--- start of DATA EXCERPT ---

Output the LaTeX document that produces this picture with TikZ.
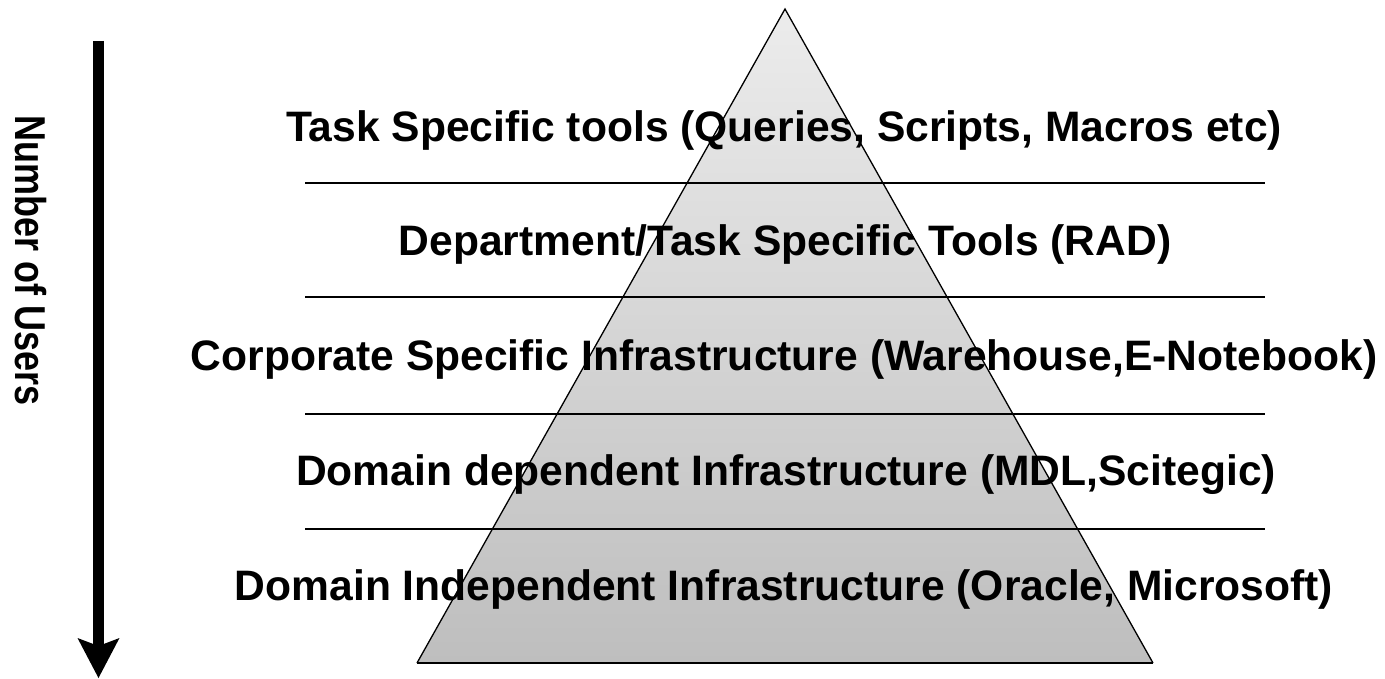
\documentclass[tikz,border=0pt]{standalone}
\usepackage{fontspec}
\setmainfont{Liberation Sans}
\usetikzlibrary{arrows.meta,positioning}
\definecolor{pyrtop}{RGB}{236,236,236}
\definecolor{pyrbottom}{RGB}{190,190,190}

\begin{document}
\begin{tikzpicture}[x=1pt,y=-1pt]
            \tikzstyle{layer}=[anchor=base,inner sep=0pt,
            font=\fontsize{42.6}{46}\selectfont\bfseries]
            \tikzstyle{divider}=[line width=1.3pt]
            \useasboundingbox (0,0) rectangle (1385,679);

            % pyramid
            \coordinate (apex) at (785,9);
            \coordinate (baseleft) at (417,663);
            \coordinate (baseright) at (1153,663);
            \shade [top color=pyrtop,bottom color=pyrbottom] (apex) -- (baseleft) -- (baseright) -- cycle;
            \draw [line width=1.3pt] (baseleft) -- (apex) -- (baseright);
            \draw [line width=2.2pt] (baseleft) -- (baseright);

            % dividers between the layers
            \coordinate (d1l) at (305,183); \coordinate (d1r) at (1265,183);
            \coordinate (d2l) at (305,297); \coordinate (d2r) at (1265,297);
            \coordinate (d3l) at (305,414); \coordinate (d3r) at (1265,414);
            \coordinate (d4l) at (305,529); \coordinate (d4r) at (1265,529);
            \draw [divider] (d1l) -- (d1r);
            \draw [divider] (d2l) -- (d2r);
            \draw [divider] (d3l) -- (d3r);
            \draw [divider] (d4l) -- (d4r);

            \node [layer] (tasktools) at (784,142) {Task Specific tools (Queries, Scripts, Macros etc)};
            \node [layer] (depttools) at (785,256) {Department/Task Specific Tools (RAD)};
            \node [layer] (corpinfra) at (784,370) {Corporate Specific Infrastructure (Warehouse,E-Notebook)};
            \node [layer] (depinfra) at (786,485) {Domain dependent Infrastructure (MDL,Scitegic)};
            \node [layer] (indepinfra) at (784,600) {Domain Independent Infrastructure (Oracle, Microsoft)};

            % number of users
            \coordinate (arrowtop) at (98.5,41);
            \coordinate (arrowtip) at (98.5,678);
            \draw [line width=11pt,-{Stealth[length=40pt,width=42pt,inset=8pt,line width=0pt]}] (arrowtop) -- (arrowtip);
            \node [rotate=-90,anchor=base,inner sep=0pt,font=\fontsize{36}{40}\selectfont\bfseries]
                (users) at (16,261) {\scalebox{1}[1.2]{Number of Users}};
        \end{tikzpicture}
\end{document}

--- end of DATA EXCERPT ---

Keep every word of the data as it is when you write it out, but drop the pictures.

Output the LaTeX document that produces this picture with TikZ.
\documentclass[tikz,border=0pt]{standalone}
\usepackage{fontspec}
\setmainfont{Liberation Sans}
\usetikzlibrary{arrows.meta,positioning}
\definecolor{pyrtop}{RGB}{236,236,236}
\definecolor{pyrbottom}{RGB}{190,190,190}

\begin{document}
\begin{tikzpicture}[x=1pt,y=-1pt]
            \tikzstyle{layer}=[anchor=base,inner sep=0pt,
            font=\fontsize{42.6}{46}\selectfont\bfseries]
            \tikzstyle{divider}=[line width=1.3pt]
            \useasboundingbox (0,0) rectangle (1385,679);

            % pyramid
            \coordinate (apex) at (785,9);
            \coordinate (baseleft) at (417,663);
            \coordinate (baseright) at (1153,663);
            \shade [top color=pyrtop,bottom color=pyrbottom] (apex) -- (baseleft) -- (baseright) -- cycle;
            \draw [line width=1.3pt] (baseleft) -- (apex) -- (baseright);
            \draw [line width=2.2pt] (baseleft) -- (baseright);

            % dividers between the layers
            \coordinate (d1l) at (305,183); \coordinate (d1r) at (1265,183);
            \coordinate (d2l) at (305,297); \coordinate (d2r) at (1265,297);
            \coordinate (d3l) at (305,414); \coordinate (d3r) at (1265,414);
            \coordinate (d4l) at (305,529); \coordinate (d4r) at (1265,529);
            \draw [divider] (d1l) -- (d1r);
            \draw [divider] (d2l) -- (d2r);
            \draw [divider] (d3l) -- (d3r);
            \draw [divider] (d4l) -- (d4r);

            \node [layer] (tasktools) at (784,142) {Task Specific tools (Queries, Scripts, Macros etc)};
            \node [layer] (depttools) at (785,256) {Department/Task Specific Tools (RAD)};
            \node [layer] (corpinfra) at (784,370) {Corporate Specific Infrastructure (Warehouse,E-Notebook)};
            \node [layer] (depinfra) at (786,485) {Domain dependent Infrastructure (MDL,Scitegic)};
            \node [layer] (indepinfra) at (784,600) {Domain Independent Infrastructure (Oracle, Microsoft)};

            % number of users
            \coordinate (arrowtop) at (98.5,41);
            \coordinate (arrowtip) at (98.5,678);
            \draw [line width=11pt,-{Stealth[length=40pt,width=42pt,inset=8pt,line width=0pt]}] (arrowtop) -- (arrowtip);
            \node [rotate=-90,anchor=base,inner sep=0pt,font=\fontsize{36}{40}\selectfont\bfseries]
                (users) at (16,261) {\scalebox{1}[1.2]{Number of Users}};
        \end{tikzpicture}
\end{document}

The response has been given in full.